Farmers can source water needed for their crops in many ways, however, Tietje said the most dependable, efficient way is through water wells that access an aquifer deep below the surface.

“Before wells, aquifers and other sources were used we just depended on Mother Nature and luck,” he said. “That is why it was called provenance rice.”

Tietje said with the assistance of a costsharing program with the U.S. Department of Agriculture’s Natural Resources Conservation Service, (NRCS) he was able to install a 250-foot deep electric motor well that he said cost around half of what it took to operate his old diesel-engine operated well.

“NRCS looks at soil and water conservation by entering into cost-sharing programs that assist farmers with more efficient infrastructure,” he said.

He said farmers can also get assistance with purchasing equipment that conserves water such as a laser leveling machine that identifies low points and creates an absolutely flat surface that utilizes less water.

In Jeff Davis, farmers tap into the Chicot Aquifer system, basically an underground river that spans 9,000 square miles and is the sole source of drinking water for all of Southwest Louisiana.

“This is what makes our agriculture industry possible,” he said. “Around 85 percent of the water we draw from the Chicot system is used for agriculture.”

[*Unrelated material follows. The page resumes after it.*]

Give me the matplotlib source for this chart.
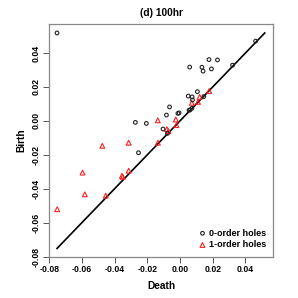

Tietje said threats to the earth’s aquifers could come from several ways, such as overuse by certain industries that could deplete the system. Also, contamination, saltwater intrusion and nationalization of water as as resource could eventually deplete the world’s water supply. All of this, he said, would be devastating to agriculture and the economy, as well as human life.

He said scientists predict that the next major world war will be over water as a natural resource.

“While many believe the next world war will be over oil with everything that is going on in the Middle East, I predict it will be over water,” Tietje said.

He said while China grows the most rice on Earth, the country still has to source soybean and other agricultural products because there isn’t enough green land to support the country’s growing consumption of meat.

“In China, the deserts are expanding by hundreds of acres a year, so they are having to import soybeans because they don’t have enough water to produce enough to feed to their livestock,” he said.

In Louisiana, Jeff Davis and Acadia parishes together produce around 80 million crawfish annually and are by far the biggest producers of crawfish in the U.S. However, the number of farmers in the parish is dwindling.

“Currently the average age of rice farmers here is 58 years old,” he said. “We only have 120 farmers producing all the rice in Jeff Davis.”

Zigler Director Celia Jo Black said ultimately Water/Ways serves a higher purpose than art and culture.

“That is why this exhibit and the discussion around water as a resource is important,” she said. “We need to get future generations to care about water conservation and farming in Jeff Davis.”

“Farms need water. Even cattle farmers are grass farmers first, so water is important to everyone.”